=== STATED GOAL ===
Repeat the data word for word. Do not include the pictures.

=== GIVEN MATERIAL ===
━━━━━━━━━━━━━━━━━━━━━━━━━━━━━━

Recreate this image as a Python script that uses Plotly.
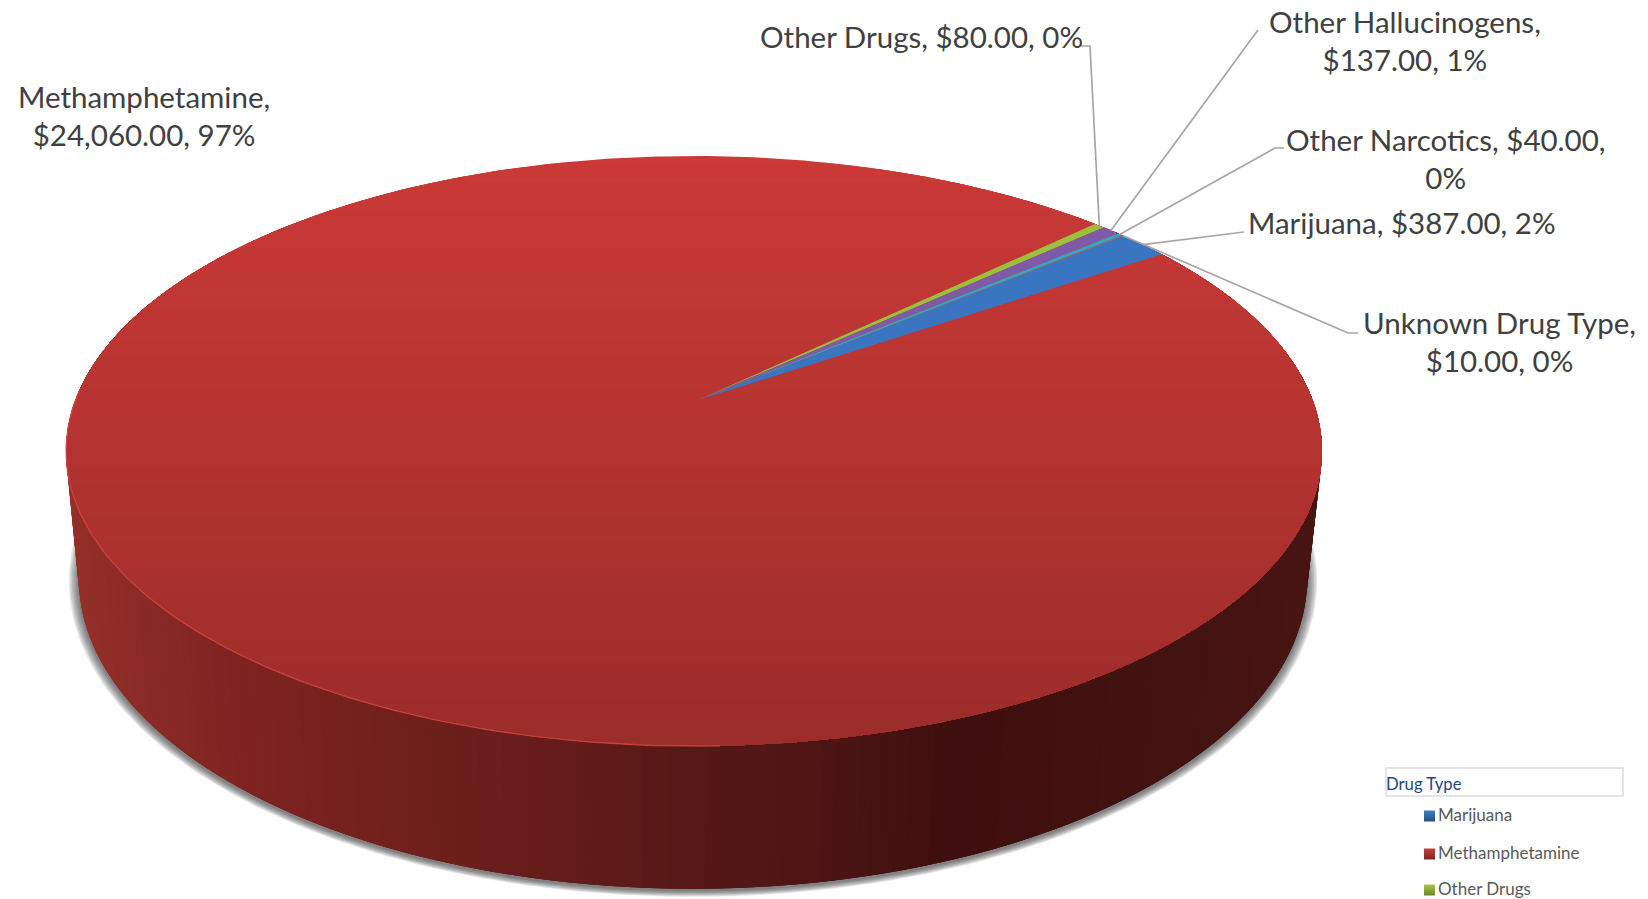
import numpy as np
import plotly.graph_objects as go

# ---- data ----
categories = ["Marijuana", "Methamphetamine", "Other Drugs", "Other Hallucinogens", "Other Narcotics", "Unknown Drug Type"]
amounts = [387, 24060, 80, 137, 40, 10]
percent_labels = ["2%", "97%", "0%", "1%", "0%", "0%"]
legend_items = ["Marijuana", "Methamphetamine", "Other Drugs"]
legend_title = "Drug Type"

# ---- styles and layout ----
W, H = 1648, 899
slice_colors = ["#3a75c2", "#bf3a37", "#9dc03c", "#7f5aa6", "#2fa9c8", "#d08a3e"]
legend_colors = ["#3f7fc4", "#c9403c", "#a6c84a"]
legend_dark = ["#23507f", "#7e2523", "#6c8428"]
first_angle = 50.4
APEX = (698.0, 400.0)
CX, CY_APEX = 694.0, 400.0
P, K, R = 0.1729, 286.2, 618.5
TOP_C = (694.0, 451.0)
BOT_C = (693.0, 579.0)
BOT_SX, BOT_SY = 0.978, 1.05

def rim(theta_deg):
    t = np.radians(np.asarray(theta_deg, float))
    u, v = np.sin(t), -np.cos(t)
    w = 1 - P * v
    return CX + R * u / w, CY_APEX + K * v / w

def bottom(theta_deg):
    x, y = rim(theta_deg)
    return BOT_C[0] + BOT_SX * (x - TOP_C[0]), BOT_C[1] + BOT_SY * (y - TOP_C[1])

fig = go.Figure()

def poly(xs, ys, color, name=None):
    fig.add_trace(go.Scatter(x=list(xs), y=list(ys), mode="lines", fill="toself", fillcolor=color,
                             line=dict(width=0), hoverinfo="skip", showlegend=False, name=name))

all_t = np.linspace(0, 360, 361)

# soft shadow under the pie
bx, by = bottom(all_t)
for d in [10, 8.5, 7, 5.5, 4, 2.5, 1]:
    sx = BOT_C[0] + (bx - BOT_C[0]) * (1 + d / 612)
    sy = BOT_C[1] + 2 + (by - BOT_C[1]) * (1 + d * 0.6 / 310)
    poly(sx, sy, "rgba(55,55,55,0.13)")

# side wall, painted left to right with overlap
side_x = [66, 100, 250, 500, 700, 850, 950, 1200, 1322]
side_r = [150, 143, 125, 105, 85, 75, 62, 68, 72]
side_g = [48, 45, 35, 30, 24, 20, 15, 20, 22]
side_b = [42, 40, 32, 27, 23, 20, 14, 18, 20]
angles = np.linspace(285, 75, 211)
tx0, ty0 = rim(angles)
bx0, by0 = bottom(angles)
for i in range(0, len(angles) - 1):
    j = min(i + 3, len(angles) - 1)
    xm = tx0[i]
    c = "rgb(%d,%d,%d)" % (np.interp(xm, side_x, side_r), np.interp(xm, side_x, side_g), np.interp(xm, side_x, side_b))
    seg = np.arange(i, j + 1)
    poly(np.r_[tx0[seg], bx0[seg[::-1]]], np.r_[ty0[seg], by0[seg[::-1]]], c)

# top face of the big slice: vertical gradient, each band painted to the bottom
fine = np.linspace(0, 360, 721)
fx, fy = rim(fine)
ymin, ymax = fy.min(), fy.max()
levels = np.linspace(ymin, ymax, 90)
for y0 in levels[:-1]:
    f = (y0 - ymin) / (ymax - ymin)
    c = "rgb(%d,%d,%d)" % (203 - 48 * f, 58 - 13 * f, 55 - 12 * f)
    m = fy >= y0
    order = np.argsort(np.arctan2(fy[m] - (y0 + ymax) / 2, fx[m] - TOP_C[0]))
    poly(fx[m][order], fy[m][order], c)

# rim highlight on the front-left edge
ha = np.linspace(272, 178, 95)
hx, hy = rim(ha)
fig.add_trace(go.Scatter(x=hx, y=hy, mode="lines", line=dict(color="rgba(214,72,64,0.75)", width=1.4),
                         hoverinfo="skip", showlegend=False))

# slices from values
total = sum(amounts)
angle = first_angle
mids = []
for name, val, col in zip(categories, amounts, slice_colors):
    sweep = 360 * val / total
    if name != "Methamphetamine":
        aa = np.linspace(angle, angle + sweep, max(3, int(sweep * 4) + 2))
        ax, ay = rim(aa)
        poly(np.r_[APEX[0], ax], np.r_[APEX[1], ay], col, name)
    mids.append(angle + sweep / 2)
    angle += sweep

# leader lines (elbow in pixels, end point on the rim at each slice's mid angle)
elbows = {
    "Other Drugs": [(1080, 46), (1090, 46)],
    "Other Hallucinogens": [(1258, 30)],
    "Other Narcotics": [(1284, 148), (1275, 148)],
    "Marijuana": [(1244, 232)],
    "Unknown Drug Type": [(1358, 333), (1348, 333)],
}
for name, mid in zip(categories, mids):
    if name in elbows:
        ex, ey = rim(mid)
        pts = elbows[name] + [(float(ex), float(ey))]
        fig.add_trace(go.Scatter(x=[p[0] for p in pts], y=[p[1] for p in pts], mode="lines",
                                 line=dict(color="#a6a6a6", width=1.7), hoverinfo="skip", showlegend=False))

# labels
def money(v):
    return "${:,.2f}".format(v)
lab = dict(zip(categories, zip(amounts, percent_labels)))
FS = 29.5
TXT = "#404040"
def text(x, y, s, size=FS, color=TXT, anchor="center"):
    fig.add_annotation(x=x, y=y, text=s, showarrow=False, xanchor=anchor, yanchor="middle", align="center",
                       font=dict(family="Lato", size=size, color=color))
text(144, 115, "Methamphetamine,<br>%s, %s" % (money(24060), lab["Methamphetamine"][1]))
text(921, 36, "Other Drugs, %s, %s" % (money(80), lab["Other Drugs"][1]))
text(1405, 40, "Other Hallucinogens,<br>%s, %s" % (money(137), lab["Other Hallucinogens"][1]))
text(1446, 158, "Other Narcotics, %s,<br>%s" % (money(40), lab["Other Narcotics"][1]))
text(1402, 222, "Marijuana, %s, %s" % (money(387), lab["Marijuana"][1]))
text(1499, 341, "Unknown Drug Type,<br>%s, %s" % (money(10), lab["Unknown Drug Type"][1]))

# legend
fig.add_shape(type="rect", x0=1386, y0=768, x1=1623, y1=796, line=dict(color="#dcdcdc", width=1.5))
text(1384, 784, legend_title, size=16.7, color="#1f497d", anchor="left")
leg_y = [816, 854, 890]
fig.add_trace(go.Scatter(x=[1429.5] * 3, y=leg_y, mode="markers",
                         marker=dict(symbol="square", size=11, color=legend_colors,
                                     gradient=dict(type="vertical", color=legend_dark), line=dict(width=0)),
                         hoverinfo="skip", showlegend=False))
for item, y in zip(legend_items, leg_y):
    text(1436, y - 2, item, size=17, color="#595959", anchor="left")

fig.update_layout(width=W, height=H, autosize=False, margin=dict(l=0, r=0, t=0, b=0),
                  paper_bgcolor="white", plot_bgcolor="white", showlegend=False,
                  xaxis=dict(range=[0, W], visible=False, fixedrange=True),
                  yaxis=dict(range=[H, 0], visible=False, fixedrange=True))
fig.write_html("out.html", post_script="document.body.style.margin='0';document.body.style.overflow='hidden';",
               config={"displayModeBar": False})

━━━━━━━━━━━━━━━━━━━━━━━━━━━━━━

=== RESULT FOR THIS EXERCISE ===
Recreate this image as a Python script that uses Plotly.
import numpy as np
import plotly.graph_objects as go

# ---- data ----
categories = ["Marijuana", "Methamphetamine", "Other Drugs", "Other Hallucinogens", "Other Narcotics", "Unknown Drug Type"]
amounts = [387, 24060, 80, 137, 40, 10]
percent_labels = ["2%", "97%", "0%", "1%", "0%", "0%"]
legend_items = ["Marijuana", "Methamphetamine", "Other Drugs"]
legend_title = "Drug Type"

# ---- styles and layout ----
W, H = 1648, 899
slice_colors = ["#3a75c2", "#bf3a37", "#9dc03c", "#7f5aa6", "#2fa9c8", "#d08a3e"]
legend_colors = ["#3f7fc4", "#c9403c", "#a6c84a"]
legend_dark = ["#23507f", "#7e2523", "#6c8428"]
first_angle = 50.4
APEX = (698.0, 400.0)
CX, CY_APEX = 694.0, 400.0
P, K, R = 0.1729, 286.2, 618.5
TOP_C = (694.0, 451.0)
BOT_C = (693.0, 579.0)
BOT_SX, BOT_SY = 0.978, 1.05

def rim(theta_deg):
    t = np.radians(np.asarray(theta_deg, float))
    u, v = np.sin(t), -np.cos(t)
    w = 1 - P * v
    return CX + R * u / w, CY_APEX + K * v / w

def bottom(theta_deg):
    x, y = rim(theta_deg)
    return BOT_C[0] + BOT_SX * (x - TOP_C[0]), BOT_C[1] + BOT_SY * (y - TOP_C[1])

fig = go.Figure()

def poly(xs, ys, color, name=None):
    fig.add_trace(go.Scatter(x=list(xs), y=list(ys), mode="lines", fill="toself", fillcolor=color,
                             line=dict(width=0), hoverinfo="skip", showlegend=False, name=name))

all_t = np.linspace(0, 360, 361)

# soft shadow under the pie
bx, by = bottom(all_t)
for d in [10, 8.5, 7, 5.5, 4, 2.5, 1]:
    sx = BOT_C[0] + (bx - BOT_C[0]) * (1 + d / 612)
    sy = BOT_C[1] + 2 + (by - BOT_C[1]) * (1 + d * 0.6 / 310)
    poly(sx, sy, "rgba(55,55,55,0.13)")

# side wall, painted left to right with overlap
side_x = [66, 100, 250, 500, 700, 850, 950, 1200, 1322]
side_r = [150, 143, 125, 105, 85, 75, 62, 68, 72]
side_g = [48, 45, 35, 30, 24, 20, 15, 20, 22]
side_b = [42, 40, 32, 27, 23, 20, 14, 18, 20]
angles = np.linspace(285, 75, 211)
tx0, ty0 = rim(angles)
bx0, by0 = bottom(angles)
for i in range(0, len(angles) - 1):
    j = min(i + 3, len(angles) - 1)
    xm = tx0[i]
    c = "rgb(%d,%d,%d)" % (np.interp(xm, side_x, side_r), np.interp(xm, side_x, side_g), np.interp(xm, side_x, side_b))
    seg = np.arange(i, j + 1)
    poly(np.r_[tx0[seg], bx0[seg[::-1]]], np.r_[ty0[seg], by0[seg[::-1]]], c)

# top face of the big slice: vertical gradient, each band painted to the bottom
fine = np.linspace(0, 360, 721)
fx, fy = rim(fine)
ymin, ymax = fy.min(), fy.max()
levels = np.linspace(ymin, ymax, 90)
for y0 in levels[:-1]:
    f = (y0 - ymin) / (ymax - ymin)
    c = "rgb(%d,%d,%d)" % (203 - 48 * f, 58 - 13 * f, 55 - 12 * f)
    m = fy >= y0
    order = np.argsort(np.arctan2(fy[m] - (y0 + ymax) / 2, fx[m] - TOP_C[0]))
    poly(fx[m][order], fy[m][order], c)

# rim highlight on the front-left edge
ha = np.linspace(272, 178, 95)
hx, hy = rim(ha)
fig.add_trace(go.Scatter(x=hx, y=hy, mode="lines", line=dict(color="rgba(214,72,64,0.75)", width=1.4),
                         hoverinfo="skip", showlegend=False))

# slices from values
total = sum(amounts)
angle = first_angle
mids = []
for name, val, col in zip(categories, amounts, slice_colors):
    sweep = 360 * val / total
    if name != "Methamphetamine":
        aa = np.linspace(angle, angle + sweep, max(3, int(sweep * 4) + 2))
        ax, ay = rim(aa)
        poly(np.r_[APEX[0], ax], np.r_[APEX[1], ay], col, name)
    mids.append(angle + sweep / 2)
    angle += sweep

# leader lines (elbow in pixels, end point on the rim at each slice's mid angle)
elbows = {
    "Other Drugs": [(1080, 46), (1090, 46)],
    "Other Hallucinogens": [(1258, 30)],
    "Other Narcotics": [(1284, 148), (1275, 148)],
    "Marijuana": [(1244, 232)],
    "Unknown Drug Type": [(1358, 333), (1348, 333)],
}
for name, mid in zip(categories, mids):
    if name in elbows:
        ex, ey = rim(mid)
        pts = elbows[name] + [(float(ex), float(ey))]
        fig.add_trace(go.Scatter(x=[p[0] for p in pts], y=[p[1] for p in pts], mode="lines",
                                 line=dict(color="#a6a6a6", width=1.7), hoverinfo="skip", showlegend=False))

# labels
def money(v):
    return "${:,.2f}".format(v)
lab = dict(zip(categories, zip(amounts, percent_labels)))
FS = 29.5
TXT = "#404040"
def text(x, y, s, size=FS, color=TXT, anchor="center"):
    fig.add_annotation(x=x, y=y, text=s, showarrow=False, xanchor=anchor, yanchor="middle", align="center",
                       font=dict(family="Lato", size=size, color=color))
text(144, 115, "Methamphetamine,<br>%s, %s" % (money(24060), lab["Methamphetamine"][1]))
text(921, 36, "Other Drugs, %s, %s" % (money(80), lab["Other Drugs"][1]))
text(1405, 40, "Other Hallucinogens,<br>%s, %s" % (money(137), lab["Other Hallucinogens"][1]))
text(1446, 158, "Other Narcotics, %s,<br>%s" % (money(40), lab["Other Narcotics"][1]))
text(1402, 222, "Marijuana, %s, %s" % (money(387), lab["Marijuana"][1]))
text(1499, 341, "Unknown Drug Type,<br>%s, %s" % (money(10), lab["Unknown Drug Type"][1]))

# legend
fig.add_shape(type="rect", x0=1386, y0=768, x1=1623, y1=796, line=dict(color="#dcdcdc", width=1.5))
text(1384, 784, legend_title, size=16.7, color="#1f497d", anchor="left")
leg_y = [816, 854, 890]
fig.add_trace(go.Scatter(x=[1429.5] * 3, y=leg_y, mode="markers",
                         marker=dict(symbol="square", size=11, color=legend_colors,
                                     gradient=dict(type="vertical", color=legend_dark), line=dict(width=0)),
                         hoverinfo="skip", showlegend=False))
for item, y in zip(legend_items, leg_y):
    text(1436, y - 2, item, size=17, color="#595959", anchor="left")

fig.update_layout(width=W, height=H, autosize=False, margin=dict(l=0, r=0, t=0, b=0),
                  paper_bgcolor="white", plot_bgcolor="white", showlegend=False,
                  xaxis=dict(range=[0, W], visible=False, fixedrange=True),
                  yaxis=dict(range=[H, 0], visible=False, fixedrange=True))
fig.write_html("out.html", post_script="document.body.style.margin='0';document.body.style.overflow='hidden';",
               config={"displayModeBar": False})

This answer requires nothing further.